Rows from a dataset of charts and code
========================================================================

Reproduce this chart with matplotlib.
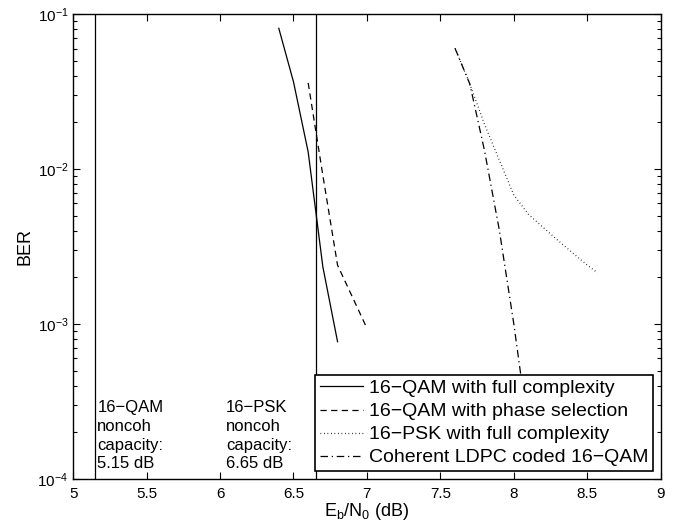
import matplotlib
matplotlib.use("Agg")
import matplotlib.pyplot as plt
from matplotlib.ticker import LogLocator, FixedLocator, NullFormatter

plt.rcParams['font.family'] = ['Liberation Sans', 'DejaVu Sans']
plt.rcParams['mathtext.default'] = 'regular'

# Data
qam_full_x = [6.4, 6.5, 6.6, 6.7, 6.8]
qam_full_y = [0.081, 0.0366, 0.0129, 0.00234, 0.00077]

qam_phase_x = [6.6, 6.7, 6.8, 7.0]
qam_phase_y = [0.036, 0.0091, 0.0024, 0.00094]

psk_full_x = [7.6, 7.7, 7.8, 7.9, 8.0, 8.1, 8.2, 8.3, 8.4, 8.5, 8.57]
psk_full_y = [0.0603, 0.0355, 0.0195, 0.0115, 0.0068, 0.0051, 0.0042, 0.00347, 0.00288, 0.0024, 0.00214]

ldpc_x = [7.6, 7.7, 7.8, 7.9, 8.0, 8.05, 8.1]
ldpc_y = [0.060, 0.0355, 0.0132, 0.0041, 0.001, 0.00045, 0.00016]

capacity_x = [5.15, 6.65]
capacity_texts = ["16\u2212QAM\nnoncoh\ncapacity:\n5.15 dB", "16\u2212PSK\nnoncoh\ncapacity:\n6.65 dB"]
capacity_text_x = [5.165, 6.04]

legend_labels = ["16\u2212QAM with full complexity", "16\u2212QAM with phase selection",
                 "16\u2212PSK with full complexity", "Coherent LDPC coded 16\u2212QAM"]

fig = plt.figure(figsize=(6.77, 5.23), dpi=100)
ax = fig.add_axes([0.108, 0.084, 0.868, 0.889])

lw = 0.9
ax.semilogy(qam_full_x, qam_full_y, 'k-', lw=lw, label=legend_labels[0])
ax.semilogy(qam_phase_x, qam_phase_y, 'k--', lw=lw, dashes=(5, 3.5), label=legend_labels[1])
ax.semilogy(psk_full_x, psk_full_y, 'k:', lw=lw, dashes=(0.6, 2.2), label=legend_labels[2])
ax.semilogy(ldpc_x, ldpc_y, 'k-.', lw=lw, dashes=(6, 3, 1, 3), label=legend_labels[3])

for cx in capacity_x:
    ax.axvline(cx, color='k', lw=0.9)
for tx, t in zip(capacity_text_x, capacity_texts):
    ax.text(tx, 1.12e-4, t, fontsize=12, va='bottom', ha='left', linespacing=1.32)

ax.set_xlim(5, 9)
ax.set_ylim(1e-4, 1e-1)
ax.xaxis.set_major_locator(FixedLocator([5, 5.5, 6, 6.5, 7, 7.5, 8, 8.5, 9]))
ax.set_xticklabels(['5', '5.5', '6', '6.5', '7', '7.5', '8', '8.5', '9'])
ax.yaxis.set_major_locator(LogLocator(base=10, numticks=10))
ax.yaxis.set_minor_locator(LogLocator(base=10, subs=range(2, 10), numticks=10))
ax.yaxis.set_minor_formatter(NullFormatter())
ax.tick_params(which='both', direction='in', top=True, right=True, labelsize=11, width=0.8)
ax.tick_params(axis='x', pad=6)
ax.tick_params(which='major', length=5)
ax.tick_params(which='minor', length=3)
for s in ax.spines.values():
    s.set_linewidth(1.0)

ax.set_xlabel('E$_b$/N$_0$ (dB)', fontsize=13, labelpad=0)
ax.set_ylabel('BER', fontsize=13, labelpad=3)

leg = ax.legend(loc='lower right', fontsize=14, frameon=True, fancybox=False,
                edgecolor='k', framealpha=1, handlelength=2.2, handletextpad=0.3,
                borderpad=0.25, labelspacing=0.28, borderaxespad=0.4)
leg.get_frame().set_linewidth(1.2)

fig.savefig('out.png', dpi=100)
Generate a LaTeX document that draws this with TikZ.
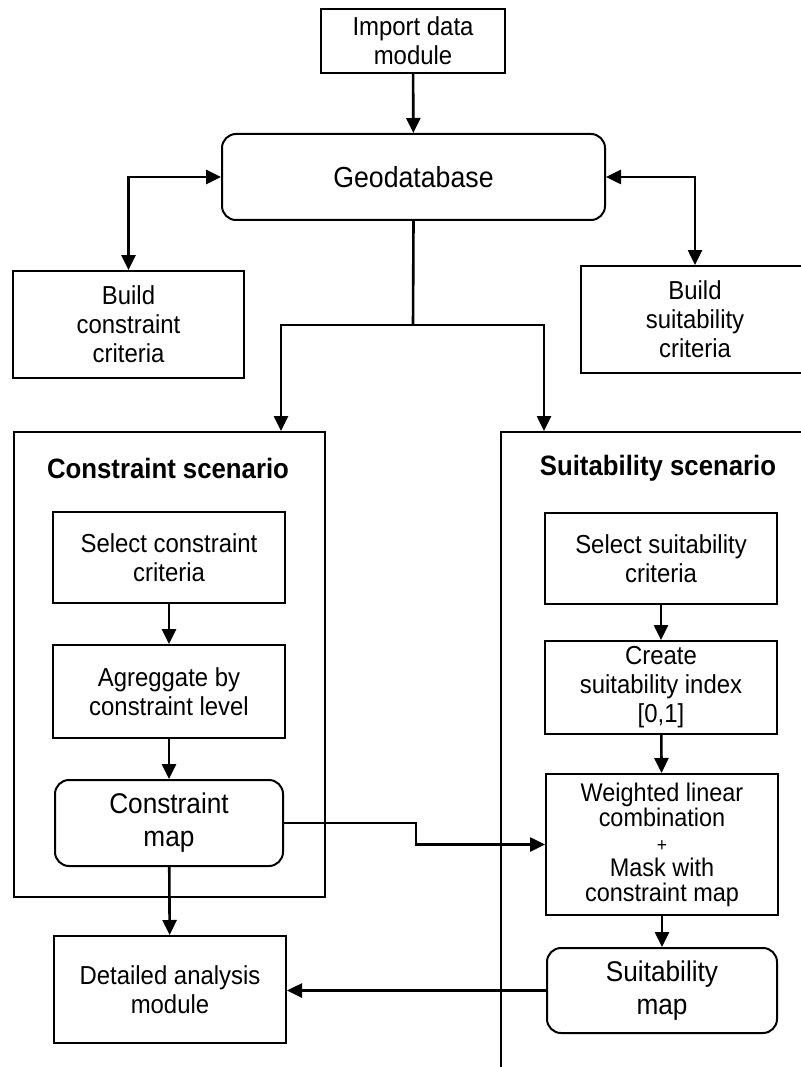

========================================================================

What the task requires
Quote the records above exactly, from the first line through the line containing "0.001, 0.00045, 0.00016]", and leave out the pictures.

Task result
Reproduce this chart with matplotlib.
import matplotlib
matplotlib.use("Agg")
import matplotlib.pyplot as plt
from matplotlib.ticker import LogLocator, FixedLocator, NullFormatter

plt.rcParams['font.family'] = ['Liberation Sans', 'DejaVu Sans']
plt.rcParams['mathtext.default'] = 'regular'

# Data
qam_full_x = [6.4, 6.5, 6.6, 6.7, 6.8]
qam_full_y = [0.081, 0.0366, 0.0129, 0.00234, 0.00077]

qam_phase_x = [6.6, 6.7, 6.8, 7.0]
qam_phase_y = [0.036, 0.0091, 0.0024, 0.00094]

psk_full_x = [7.6, 7.7, 7.8, 7.9, 8.0, 8.1, 8.2, 8.3, 8.4, 8.5, 8.57]
psk_full_y = [0.0603, 0.0355, 0.0195, 0.0115, 0.0068, 0.0051, 0.0042, 0.00347, 0.00288, 0.0024, 0.00214]

ldpc_x = [7.6, 7.7, 7.8, 7.9, 8.0, 8.05, 8.1]
ldpc_y = [0.060, 0.0355, 0.0132, 0.0041, 0.001, 0.00045, 0.00016]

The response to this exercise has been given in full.